| So I was running through my phone and I had the greatest idea ever. It all begins with me rummaging through my phone looking for someone who was hot enough to text while I was bored. I looked through my facebook contacts to a girl I didn't know. She was smoking hot, wearing a bikini in her profile picture, had tons of sexy photos, especially with her friends. So I figured I would send her something random and start a conversation.
Here it goes
Sherlock Holmes in italics included.
(I texted her from her number that I got off of facebook)
Me:There is nothing hotter than a woman with sexed up hair clinching her nail in your back moaning "oh baby talk nerdy to me" (Credit to someone on this forum using that as a status on facebook.)
HB10:Um... Who is this?
Me: 1h46m later A modeling agent.
HB10:Name...?
Me:Actually I'm a freelance photographer, not an agent haha. I'm a senior at _ _. If your interested, I need to test out my new camera soon.
HB10:Name?
Me:Thomas.
HB10: 30m later Gtf (And you think i'm gonna let that slide.)

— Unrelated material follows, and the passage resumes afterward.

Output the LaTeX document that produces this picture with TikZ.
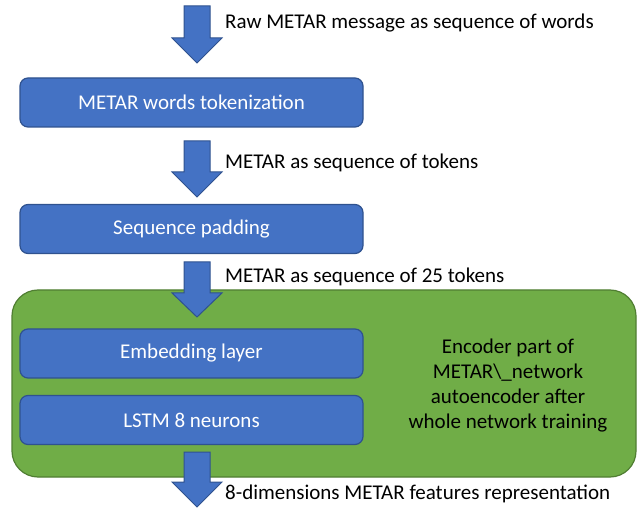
\documentclass[tikz,border=0pt]{standalone}
\usepackage{fontspec}
\setmainfont{Carlito}
\definecolor{boxblue}{HTML}{4472C4}
\definecolor{boxblueline}{HTML}{2F528F}
\definecolor{encgreen}{HTML}{70AD47}
\definecolor{encgreenline}{HTML}{507E32}
\tikzset{
  layer/.style={draw=boxblueline, fill=boxblue, line width=1.2pt, rounded corners=8pt,
    text=white, font=\fontsize{21}{25}\selectfont, inner sep=0pt,
    minimum width=343, minimum height=49},
  flowlabel/.style={anchor=west, font=\fontsize{21}{25}\selectfont, inner sep=0pt},
  blockarrow/.style={fill=boxblue, draw=boxblueline, line width=1pt},
}
\begin{document}
\begin{tikzpicture}[x=1pt,y=-1pt]
  \useasboundingbox (0,0) rectangle (637,510);
  % encoder frame
  \filldraw[fill=encgreen,draw=encgreenline,line width=1.2pt,rounded corners=26pt] (12,290) rectangle (636,477);
  \node[align=center,font=\fontsize{21}{25}\selectfont] (enctext) at (508,386)
    {Encoder part of\\METAR\textbackslash\_network\\autoencoder after\\whole network training};
  % layers
  \node[layer] (tok) at (191.5,102.5) {METAR words tokenization};
  \node[layer] (pad) at (191.5,229) {Sequence padding};
  \node[layer] (emb) at (191.5,353.5) {Embedding layer};
  \node[layer] (lstm) at (191.5,420) {LSTM 8 neurons};
  % block arrows
  \foreach \ytop/\yhead/\ytip in {6/38/63, 141/172/197, 262/293/317, 452/482/507} {
    \filldraw[blockarrow] (184,\ytop) -- (210,\ytop) -- (210,\yhead) -- (222,\yhead)
      -- (197,\ytip) -- (172,\yhead) -- (184,\yhead) -- cycle;
  }
  % labels
  \node[flowlabel] (rawlbl) at (225,23) {Raw METAR message as sequence of words};
  \node[flowlabel] (toklbl) at (225,163) {METAR as sequence of tokens};
  \node[flowlabel] (padlbl) at (225,277) {METAR as sequence of 25 tokens};
  \node[flowlabel] (featlbl) at (225,494) {8-dimensions METAR features representation};
\end{tikzpicture}
\end{document}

Me:Damn your a feisty one (Retaliate)
HB10: You like that huh I got that ☐ inside me! (Probably thinking I had an iPhone, sending me one of those silly characters on the iPhone that I didn't have.)
Me:Yeah. It tells me you have a personality behind your looks. (Ohucleva Thomas, ucleva.)
HB10:Are you a choo choo train? (Oh no you did-ant bitch.)
Me:Chugga chugga choo cho all day long (Retailiate)
HB10: ☐ (There you go with those gay iphone symbols again.)
HB10: 8===☐===>
☐ Oh my, what do i do now?
☐
Me:I don't have an iPhone I don't know what that is. (Retaliate)
HB10:Well I guess we can't meet up then... I was gonna FaceTime you naked too lathered in cocoa butter! (Two can play at this game.)
Me:You know I was actually being serious about the photography...and that sounds lovely, haha RETALIATE/DISCOMBOBULATE.
HB10: Text me on my other phone then XXXYYYZZZZ
HB10: If that's cool (Prognosis: Interested.)
Second Phone:
Me: No Problemo
Incoming call, from HB10.
Call denied.
Me: Call me next wednesday. (You're the chef now.)
HB10: K sweetheart (Egg scrambling, for alphafemale) "K"
Me:If it all goes well, tell your friends (Grits added to plate)
HB10: Oh I willll (Bread and butter, perhaps?)
Prognosis: One egg scrambled, discombobulated, grits added. Butter spread on bread.